- Born: 27 July 1896 Nablus, Ottoman Empire
- Died: 6 August 1993 (aged 97) Arlington, VA, USA
- Burial place: Protestant Evangelical Cemetery, Beirut, Lebanon
- Education: American University of Beirut
- Occupation: Physician
- Years active: 1930s–1980s
- Spouse: Lily Daun
- Children: 3

= Izzat Tannous =

Palestinian physician and politician (1896–1993)

Izzat Tannous (1896–1993) was a Palestinian physician and politician who was the representative of the Palestine Arab Higher Committee and the member of the Arab Higher Committee heading its treasury department. He was among the community leaders of the Arab Anglicans in Palestine. He was one of the figures who tried to block partition of Palestine and a cofounder of the Palestine Liberation Organization (PLO).

==Early life and education==
Tannous was born in Nablus on 27 July 1896. He hailed from a Christian family. The family had to leave Nablus in 1948 when the State of Israel was formed.

Tannous graduated from the St. George's School in Jerusalem in 1911. He was part of the football team of the school. He had a degree in medicine from the Syrian Arab College in Beirut which is the precursor of the American University of Beirut in 1918.

==Career==
Following his graduation Tannous worked as a physician in Jerusalem. He joined the Arab Party during the 1930s and served as head of the Arab Information Office in London in 1936. He published a report of the Palestine commission in 1939. He was instrumental in the establishment of the office for the Arab League in London in 1945. He became a representative of the Palestine Arab Higher Committee at the United Nations General Assembly. He was a member of the Arab Higher Committee from 1946 and headed its treasury department, the Palestine National Fund.

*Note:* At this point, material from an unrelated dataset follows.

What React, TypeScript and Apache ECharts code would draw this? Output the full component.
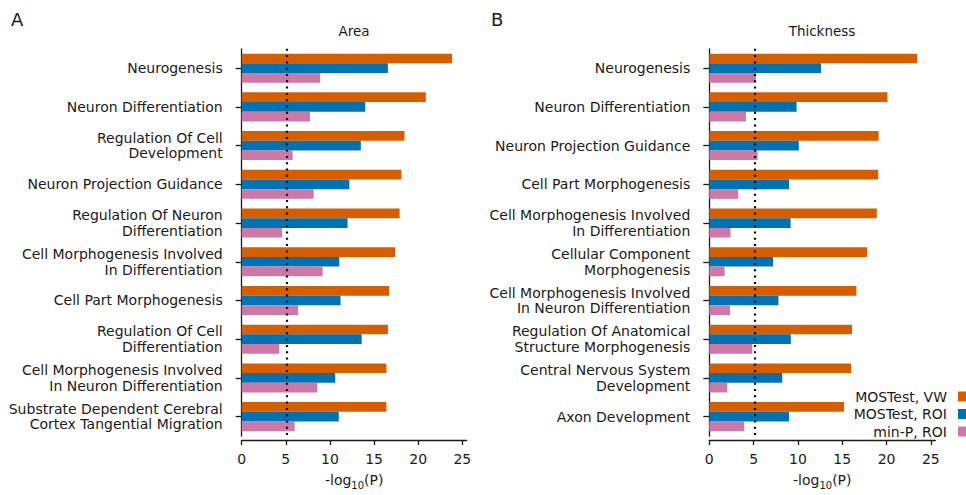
import React, { useEffect, useRef } from "react";
import * as echarts from "echarts";

const areaCategories = [
  "Neurogenesis",
  "Neuron Differentiation",
  "Regulation Of Cell\nDevelopment",
  "Neuron Projection Guidance",
  "Regulation Of Neuron\nDifferentiation",
  "Cell Morphogenesis Involved\nIn Differentiation",
  "Cell Part Morphogenesis",
  "Regulation Of Cell\nDifferentiation",
  "Cell Morphogenesis Involved\nIn Neuron Differentiation",
  "Substrate Dependent Cerebral\nCortex Tangential Migration",
];
const areaVW = [23.85, 20.87, 18.45, 18.1, 17.9, 17.4, 16.7, 16.57, 16.4, 16.4];
const areaROI = [16.57, 14.0, 13.5, 12.2, 12.0, 11.06, 11.2, 13.6, 10.6, 11.0];
const areaMinP = [8.9, 7.74, 5.77, 8.15, 4.57, 9.17, 6.4, 4.26, 8.57, 6.0];

const thickCategories = [
  "Neurogenesis",
  "Neuron Differentiation",
  "Neuron Projection Guidance",
  "Cell Part Morphogenesis",
  "Cell Morphogenesis Involved\nIn Differentiation",
  "Cellular Component\nMorphogenesis",
  "Cell Morphogenesis Involved\nIn Neuron Differentiation",
  "Regulation Of Anatomical\nStructure Morphogenesis",
  "Central Nervous System\nDevelopment",
  "Axon Development",
];
const thickVW = [23.46, 20.1, 19.1, 19.06, 18.9, 17.8, 16.6, 16.1, 16.0, 15.2];
const thickROI = [12.6, 9.85, 10.1, 9.0, 9.17, 7.2, 7.8, 9.2, 8.23, 9.0];
const thickMinP = [5.26, 4.14, 5.45, 3.27, 2.4, 1.73, 2.33, 4.85, 2.03, 3.95];

const xTicks = [0, 5, 10, 15, 20, 25];
const threshold = 5.15;
const seriesNames = ["MOSTest, VW", "MOSTest, ROI", "min-P, ROI"];
const colors = ["#D55E00", "#0072B2", "#CC79A7"];

const FONT = "DejaVu Sans";
const INK = "#1a1a1a";

export default function App() {
  const ref = useRef<HTMLDivElement>(null);
  useEffect(() => {
    if (!ref.current) return;
    const chart = echarts.init(ref.current, null, { renderer: "svg" });

    const xAxisBase = (gridIndex: number) => ({
      type: "value",
      gridIndex,
      min: 0,
      max: 25.5,
      offset: 4,
      splitLine: { show: false },
      axisLine: { show: true, lineStyle: { color: INK, width: 1.3 } },
      axisTick: { show: true, length: 5, customValues: xTicks, lineStyle: { color: INK, width: 1.3 } },
      axisLabel: { customValues: xTicks, color: INK, fontFamily: FONT, fontSize: 14, margin: 12 },
      name: "-log{sub|10}(P)",
      nameLocation: "middle",
      nameGap: 29,
      nameTextStyle: {
        color: INK,
        fontFamily: FONT,
        fontSize: 14,
        rich: { sub: { fontSize: 10, fontFamily: FONT, color: INK, lineHeight: 21, verticalAlign: "bottom" } },
      },
    });
    const yAxisBase = (gridIndex: number, data: string[]) => ({
      type: "category",
      gridIndex,
      data,
      inverse: true,
      offset: 4,
      axisLine: { show: true, lineStyle: { color: INK, width: 1.3 } },
      axisTick: { show: true, length: 6, alignWithLabel: true, lineStyle: { color: INK, width: 1.3 } },
      axisLabel: { color: INK, fontFamily: FONT, fontSize: 14, lineHeight: 15.5, margin: 15, align: "right" },
      splitLine: { show: false },
    });

    const makeSeries = (gi: number, vals: number[][]) =>
      vals.map((v, i) => ({
        type: "bar",
        name: seriesNames[i],
        xAxisIndex: gi,
        yAxisIndex: gi,
        data: v,
        barGap: "0%",
        barCategoryGap: "25%",
        itemStyle: { color: colors[i] },
        markLine:
          i === 0
            ? {
                silent: true,
                symbol: "none",
                label: { show: false },
                lineStyle: { color: "#000", type: [2, 4.3], width: 2.2 },
                data: [{ xAxis: threshold }],
              }
            : undefined,
      }));

    chart.setOption({
      animation: false,
      backgroundColor: "#fff",
      textStyle: { fontFamily: FONT },
      grid: [
        { left: 241.7, top: 48.8, width: 225, height: 390, containLabel: false },
        { left: 709.3, top: 48.8, width: 226, height: 390, containLabel: false },
      ],
      xAxis: [xAxisBase(0), xAxisBase(1)],
      yAxis: [yAxisBase(0, areaCategories), yAxisBase(1, thickCategories)],
      legend: {
        orient: "vertical",
        right: 0,
        top: 389,
        padding: 0,
        align: "right",
        icon: "rect",
        itemWidth: 8,
        itemHeight: 10,
        itemGap: 2.5,
        data: seriesNames,
        textStyle: { color: INK, fontFamily: FONT, fontSize: 14, lineHeight: 15, padding: [0, 6, 0, 0] },
      },
      graphic: [
        { type: "text", left: 11, top: 10, style: { text: "A", fontFamily: FONT, fontSize: 18, fill: INK } },
        { type: "text", left: 491, top: 10, style: { text: "B", fontFamily: FONT, fontSize: 18, fill: INK } },
        { type: "text", x: 354, y: 31, style: { text: "Area", fontFamily: FONT, fontSize: 13.5, fill: INK, textAlign: "center", textVerticalAlign: "middle" } },
        { type: "text", x: 822, y: 31, style: { text: "Thickness", fontFamily: FONT, fontSize: 13.5, fill: INK, textAlign: "center", textVerticalAlign: "middle" } },
      ],
      series: [
        ...makeSeries(0, [areaVW, areaROI, areaMinP]),
        ...makeSeries(1, [thickVW, thickROI, thickMinP]),
      ],
    });
    return () => chart.dispose();
  }, []);
  return (
    <div
      ref={ref}
      style={{ position: "fixed", left: 0, top: 0, width: 966, height: 495, background: "#fff" }}
    />
  );
}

Tannous was part of the Palestinians who attempted to block partition of Palestine through negotiations with the British. He founded the Arab Palestine Office in Beirut in 1949 and was the head of the delegation of the Arab Higher Committee to the United Nations in the 1950s. In this capacity he met the Israeli journalist Uri Avnery. Tannous acted as the secretary general of the Representatives of the Palestine Refugee Committees in Lebanon. He founded the Palestine Arab Refugee Office in New York in 1954 and headed the Office.

Tannous was one of the founders of the PLO in 1964 and headed its New York office until 1968.

Tannous published a book entitled The Palestinians: A Detailed Documented Eyewitness History of Palestine Under British Mandate in 1988.

===Views===
Tannous was part of the Nakba generation who held a moderate approach and denied the use of violent ways to overcome of the problems of the Palestinians due to their forced leave of Palestine. He was an opponent of the orientalism.

==Personal life and death==
Tannous was married to Lily Daun with whom he had three children: Raja, Farid and Layla.

Tannous died in Arlington, VA, on 6 August 1993 and was buried at the Protestant Evangelical Cemetery in Beirut, Lebanon.